The Docker Compose file can simplify building and running a crawl, and includes some required settings for docker run, including mounting a volume.

For example, the following commands demonstrate building the image, running a simple crawl with 2 workers:

docker-compose build
docker-compose run crawler crawl --url https://webrecorder.net/ --generateCDX --collection wr-net --workers 2

In this example, the crawl data is written to ./crawls/collections/wr-net by default.

While the crawl is running, the status of the crawl (provide by puppeteer-cluster monitoring) prints the progress to the Docker log.

When done, you can even use the browsertrix-crawler image to also start a local pywb instance to preview the crawl:

docker run -it -v $(pwd)/crawls:/crawls -p 8080:8080 webrecorder/browsertrix-crawler pywb

Then, loading the http://localhost:8080/wr-net/https://webrecorder.net/ should load a recent crawl of the https://webrecorder.net/ site.

With `docker run`

Browsertrix Crawler can of course all be run directly with Docker run, but requires a few more options.

In particular, the --cap-add and --shm-size flags are needed to run Chrome in Docker.

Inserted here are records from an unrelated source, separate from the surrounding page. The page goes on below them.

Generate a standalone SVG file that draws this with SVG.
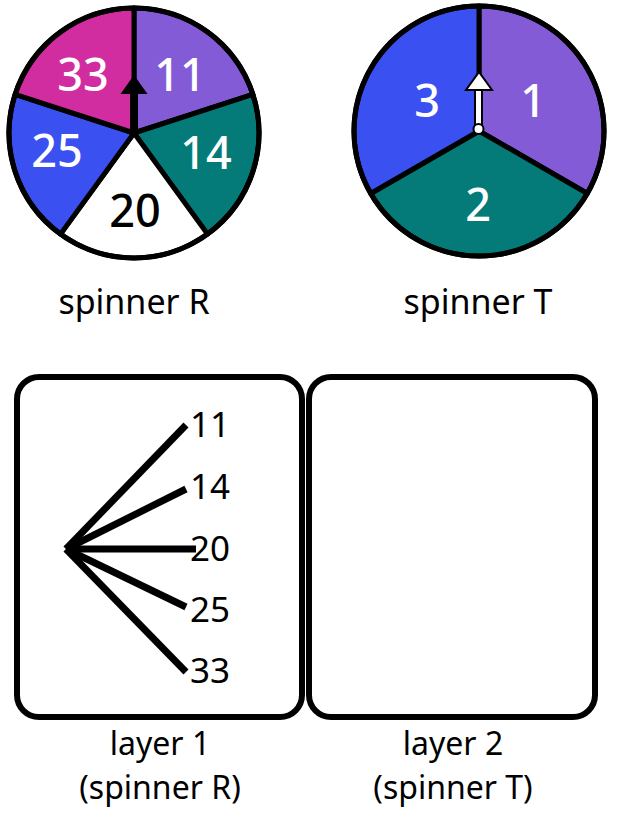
<svg xmlns="http://www.w3.org/2000/svg" width="617" height="821" viewBox="0 0 617 821">
<style>
text{font-family:"Noto Sans","Open Sans","DejaVu Sans",sans-serif;text-anchor:middle}
.big{font-size:45px;font-weight:500}
.w{fill:#ffffff}
.k{fill:#000000}
.cap{font-size:34px;fill:#000}
.cap2{font-size:32px;fill:#000}
.lab{font-size:35px;fill:#000;text-anchor:start}
.sec{stroke:#000;stroke-width:5;stroke-linejoin:round}
.box{fill:#fff;stroke:#000;stroke-width:6}
.br{stroke:#000;stroke-width:7;stroke-linecap:butt;fill:none}
</style>
<rect width="617" height="821" fill="#fff"/>
<g id="spinnerR">
<path class="sec" fill="#845bd6" d="M134,133 L134,8 A125,125 0 0 1 252.9,94.4 Z"/>
<path class="sec" fill="#057b79" d="M134,133 L252.9,94.4 A125,125 0 0 1 207.5,234.1 Z"/>
<path class="sec" fill="#ffffff" d="M134,133 L207.5,234.1 A125,125 0 0 1 60.5,234.1 Z"/>
<path class="sec" fill="#3a50f0" d="M134,133 L60.5,234.1 A125,125 0 0 1 15.1,94.4 Z"/>
<path class="sec" fill="#d12ca0" d="M134,133 L15.1,94.4 A125,125 0 0 1 134,8 Z"/>
<circle cx="134" cy="133" r="125" fill="none" stroke="#000" stroke-width="5"/>
<rect x="130" y="90" width="8" height="43" fill="#000"/>
<polygon points="120.5,94 147.5,94 134,75" fill="#000"/>
<text class="big w" x="180" y="91">11</text>
<text class="big w" x="206" y="169">14</text>
<text class="big k" x="135" y="227">20</text>
<text class="big w" x="57" y="167">25</text>
<text class="big w" x="83" y="91">33</text>
</g>
<g id="spinnerT">
<path class="sec" fill="#845bd6" d="M479,131 L479,6 A125,125 0 0 1 587.3,193.5 Z"/>
<path class="sec" fill="#057b79" d="M479,131 L587.3,193.5 A125,125 0 0 1 370.7,193.5 Z"/>
<path class="sec" fill="#3a50f0" d="M479,131 L370.7,193.5 A125,125 0 0 1 479,6 Z"/>
<circle cx="479" cy="131" r="125" fill="none" stroke="#000" stroke-width="5"/>
<rect x="475" y="88" width="7" height="38" fill="#fff" stroke="#000" stroke-width="2"/>
<polygon points="466,90 492,90 479,72" fill="#fff" stroke="#000" stroke-width="2" stroke-linejoin="miter"/>
<circle cx="478.5" cy="129" r="5" fill="#fff" stroke="#000" stroke-width="2"/>
<text class="big w" x="533" y="117">1</text>
<text class="big w" x="478" y="221">2</text>
<text class="big w" x="427" y="117">3</text>
</g>
<g id="captionR"><text class="cap" x="134" y="314">spinner R</text></g>
<g id="captionT"><text class="cap" x="478" y="314">spinner T</text></g>
<g id="layer1">
<rect class="box" x="17" y="377" width="285" height="340" rx="22"/>
<text class="lab" x="190" y="437">11</text>
<text class="lab" x="190" y="499">14</text>
<text class="lab" x="190" y="561">20</text>
<text class="lab" x="190" y="622">25</text>
<text class="lab" x="190" y="683">33</text>
</g>
<g id="layer2">
<rect class="box" x="309" y="377" width="286" height="340" rx="22"/>
</g>
<g id="connectors">
<line class="br" x1="66" y1="549" x2="186" y2="425"/>
<line class="br" x1="66" y1="549" x2="186" y2="489"/>
<line class="br" x1="66" y1="549" x2="196" y2="549"/>
<line class="br" x1="66" y1="549" x2="186" y2="607"/>
<line class="br" x1="66" y1="549" x2="186" y2="672"/>
</g>
<g id="labels">
<text class="cap2" x="160" y="755">layer 1</text>
<text class="cap2" x="160" y="799">(spinner R)</text>
<text class="cap2" x="453" y="755">layer 2</text>
<text class="cap2" x="453" y="799">(spinner T)</text>
</g>
</svg>
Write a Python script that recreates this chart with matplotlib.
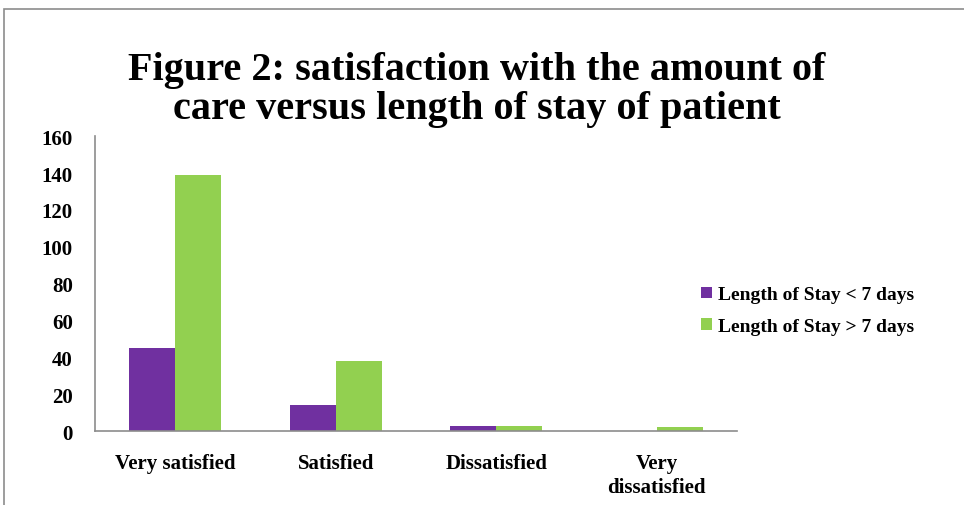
import matplotlib.pyplot as plt
import numpy as np
from matplotlib.patches import Rectangle

categories = ['Very satisfied', 'Satisfied', 'Dissatisfied', 'Very\ndissatisfied']
short_stay = [45, 14, 3, 0]
long_stay = [139, 38, 3, 2]
series_labels = ['Length of Stay < 7 days', 'Length of Stay > 7 days']
yticks = [0, 20, 40, 60, 80, 100, 120, 140, 160]

plt.rcParams['font.family'] = ['Liberation Serif', 'DejaVu Serif']
plt.rcParams['font.weight'] = 'bold'

fig = plt.figure(figsize=(9.64, 5.06), dpi=100)
ax = fig.add_axes([0.0985, 0.146, 0.666, 0.583])

# frame around the chart area
fig.patches.append(Rectangle((0.004, -0.05), 1.2, 1.03, transform=fig.transFigure,
                             fill=False, edgecolor='#8c8c8c', linewidth=1.2))

x = np.arange(len(categories))
w = 0.287
ax.bar(x - w / 2, short_stay, w, color='#7030A0', label=series_labels[0])
ax.bar(x + w / 2, long_stay, w, color='#92D050', label=series_labels[1])

ax.set_xlim(-0.5, len(categories) - 0.5)
ax.set_ylim(0, 160)
ax.set_yticks(yticks)
ax.set_xticks(x)
ax.set_xticklabels(categories, fontsize=15, fontweight='bold', linespacing=1.25)
ax.tick_params(axis='y', labelsize=15, length=0, pad=16)
ax.tick_params(axis='x', length=0, pad=16)
for lab in ax.get_yticklabels():
    lab.set_fontweight('bold')

for side in ['top', 'right']:
    ax.spines[side].set_visible(False)
for side in ['left', 'bottom']:
    ax.spines[side].set_color('#8c8c8c')
    ax.spines[side].set_linewidth(1.2)

fig.text(0.495, 0.822, 'Figure 2: satisfaction with the amount of\ncare versus length of stay of patient',
         ha='center', va='center', fontsize=29, fontweight='bold', linespacing=1.07)

fig.legend(loc='center left', bbox_to_anchor=(0.709, 0.384), frameon=False,
           prop={'size': 14, 'weight': 'bold'}, handlelength=0.55, handleheight=0.55,
           handletextpad=0.3, labelspacing=0.75)

fig.savefig('out.png', dpi=100)
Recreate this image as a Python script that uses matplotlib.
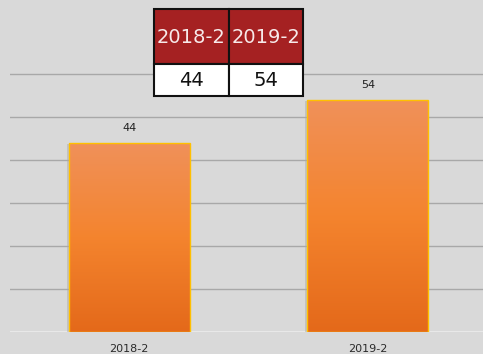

docker run -v $PWD/crawls:/crawls --cap-add=SYS_ADMIN --cap-add=NET_ADMIN --shm-size=1g -it webrecorder/browsertrix-crawler --url https://webrecorder.net/ --workers 2

Support

Initial support for development of Browsertrix Crawler, was provided by Kiwix

Initial functionality for Browsertrix Crawler was developed to support the zimit project in a collaboration between Webrecorder and Kiwix, and this project has been split off from Zimit into a core component of Webrecorder.

License

AGPLv3 or later, see LICENSE for more details.